DATA LINES:
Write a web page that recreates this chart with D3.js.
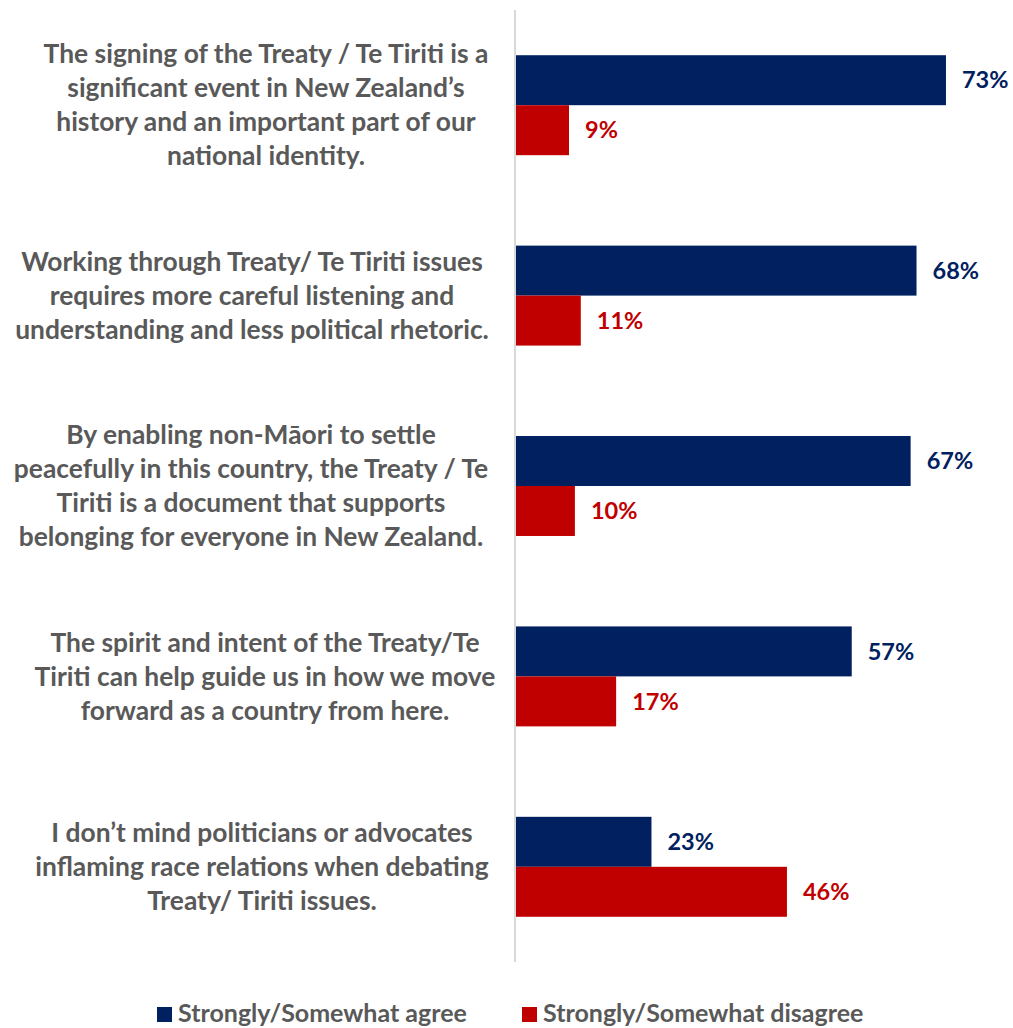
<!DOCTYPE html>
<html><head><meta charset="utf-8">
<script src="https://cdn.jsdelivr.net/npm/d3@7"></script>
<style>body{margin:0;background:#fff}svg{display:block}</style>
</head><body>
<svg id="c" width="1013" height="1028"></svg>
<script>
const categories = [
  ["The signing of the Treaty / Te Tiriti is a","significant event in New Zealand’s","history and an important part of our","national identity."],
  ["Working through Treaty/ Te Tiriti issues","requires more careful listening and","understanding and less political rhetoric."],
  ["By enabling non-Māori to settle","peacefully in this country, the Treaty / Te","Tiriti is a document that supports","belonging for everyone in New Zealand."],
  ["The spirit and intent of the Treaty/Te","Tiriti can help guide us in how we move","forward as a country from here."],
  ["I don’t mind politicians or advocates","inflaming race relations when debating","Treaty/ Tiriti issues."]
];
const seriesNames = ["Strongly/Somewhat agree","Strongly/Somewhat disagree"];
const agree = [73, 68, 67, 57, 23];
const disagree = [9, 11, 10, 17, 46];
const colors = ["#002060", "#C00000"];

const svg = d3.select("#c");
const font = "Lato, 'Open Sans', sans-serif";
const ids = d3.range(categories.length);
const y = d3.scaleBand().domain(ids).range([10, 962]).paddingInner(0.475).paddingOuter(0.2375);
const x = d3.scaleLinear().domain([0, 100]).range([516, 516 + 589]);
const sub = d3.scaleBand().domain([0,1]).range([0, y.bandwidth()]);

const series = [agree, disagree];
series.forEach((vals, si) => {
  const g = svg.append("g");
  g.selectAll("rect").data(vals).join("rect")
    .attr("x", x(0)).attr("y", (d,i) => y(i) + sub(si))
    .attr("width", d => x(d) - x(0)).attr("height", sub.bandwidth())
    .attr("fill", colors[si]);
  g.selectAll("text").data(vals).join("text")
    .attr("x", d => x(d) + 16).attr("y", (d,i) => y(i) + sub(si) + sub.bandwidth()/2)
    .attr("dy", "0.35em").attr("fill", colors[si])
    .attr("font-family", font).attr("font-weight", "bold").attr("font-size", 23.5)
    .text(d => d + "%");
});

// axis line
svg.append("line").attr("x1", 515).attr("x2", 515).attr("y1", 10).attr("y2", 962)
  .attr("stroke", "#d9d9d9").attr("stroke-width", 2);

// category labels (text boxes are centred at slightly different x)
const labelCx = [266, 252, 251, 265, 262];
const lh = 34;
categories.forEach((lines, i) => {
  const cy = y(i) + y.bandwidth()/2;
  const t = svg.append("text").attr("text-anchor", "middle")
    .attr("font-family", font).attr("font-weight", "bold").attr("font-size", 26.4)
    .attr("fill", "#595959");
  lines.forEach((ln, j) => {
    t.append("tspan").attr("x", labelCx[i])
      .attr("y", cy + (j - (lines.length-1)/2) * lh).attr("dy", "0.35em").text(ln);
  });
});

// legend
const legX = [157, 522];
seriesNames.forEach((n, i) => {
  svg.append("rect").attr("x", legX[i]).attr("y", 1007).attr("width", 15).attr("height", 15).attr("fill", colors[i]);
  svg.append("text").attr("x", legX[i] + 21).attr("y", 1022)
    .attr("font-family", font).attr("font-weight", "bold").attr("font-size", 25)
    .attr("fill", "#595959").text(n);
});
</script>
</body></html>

REQUIREMENT:
Omit the pictures, then output the rest of the listing exactly.

RESULT OF THIS TASK:
Write a web page that recreates this chart with D3.js.
<!DOCTYPE html>
<html><head><meta charset="utf-8">
<script src="https://cdn.jsdelivr.net/npm/d3@7"></script>
<style>body{margin:0;background:#fff}svg{display:block}</style>
</head><body>
<svg id="c" width="1013" height="1028"></svg>
<script>
const categories = [
  ["The signing of the Treaty / Te Tiriti is a","significant event in New Zealand’s","history and an important part of our","national identity."],
  ["Working through Treaty/ Te Tiriti issues","requires more careful listening and","understanding and less political rhetoric."],
  ["By enabling non-Māori to settle","peacefully in this country, the Treaty / Te","Tiriti is a document that supports","belonging for everyone in New Zealand."],
  ["The spirit and intent of the Treaty/Te","Tiriti can help guide us in how we move","forward as a country from here."],
  ["I don’t mind politicians or advocates","inflaming race relations when debating","Treaty/ Tiriti issues."]
];
const seriesNames = ["Strongly/Somewhat agree","Strongly/Somewhat disagree"];
const agree = [73, 68, 67, 57, 23];
const disagree = [9, 11, 10, 17, 46];
const colors = ["#002060", "#C00000"];

const svg = d3.select("#c");
const font = "Lato, 'Open Sans', sans-serif";
const ids = d3.range(categories.length);
const y = d3.scaleBand().domain(ids).range([10, 962]).paddingInner(0.475).paddingOuter(0.2375);
const x = d3.scaleLinear().domain([0, 100]).range([516, 516 + 589]);
const sub = d3.scaleBand().domain([0,1]).range([0, y.bandwidth()]);

const series = [agree, disagree];
series.forEach((vals, si) => {
  const g = svg.append("g");
  g.selectAll("rect").data(vals).join("rect")
    .attr("x", x(0)).attr("y", (d,i) => y(i) + sub(si))
    .attr("width", d => x(d) - x(0)).attr("height", sub.bandwidth())
    .attr("fill", colors[si]);
  g.selectAll("text").data(vals).join("text")
    .attr("x", d => x(d) + 16).attr("y", (d,i) => y(i) + sub(si) + sub.bandwidth()/2)
    .attr("dy", "0.35em").attr("fill", colors[si])
    .attr("font-family", font).attr("font-weight", "bold").attr("font-size", 23.5)
    .text(d => d + "%");
});

// axis line
svg.append("line").attr("x1", 515).attr("x2", 515).attr("y1", 10).attr("y2", 962)
  .attr("stroke", "#d9d9d9").attr("stroke-width", 2);

// category labels (text boxes are centred at slightly different x)
const labelCx = [266, 252, 251, 265, 262];
const lh = 34;
categories.forEach((lines, i) => {
  const cy = y(i) + y.bandwidth()/2;
  const t = svg.append("text").attr("text-anchor", "middle")
    .attr("font-family", font).attr("font-weight", "bold").attr("font-size", 26.4)
    .attr("fill", "#595959");
  lines.forEach((ln, j) => {
    t.append("tspan").attr("x", labelCx[i])
      .attr("y", cy + (j - (lines.length-1)/2) * lh).attr("dy", "0.35em").text(ln);
  });
});

// legend
const legX = [157, 522];
seriesNames.forEach((n, i) => {
  svg.append("rect").attr("x", legX[i]).attr("y", 1007).attr("width", 15).attr("height", 15).attr("fill", colors[i]);
  svg.append("text").attr("x", legX[i] + 21).attr("y", 1022)
    .attr("font-family", font).attr("font-weight", "bold").attr("font-size", 25)
    .attr("fill", "#595959").text(n);
});
</script>
</body></html>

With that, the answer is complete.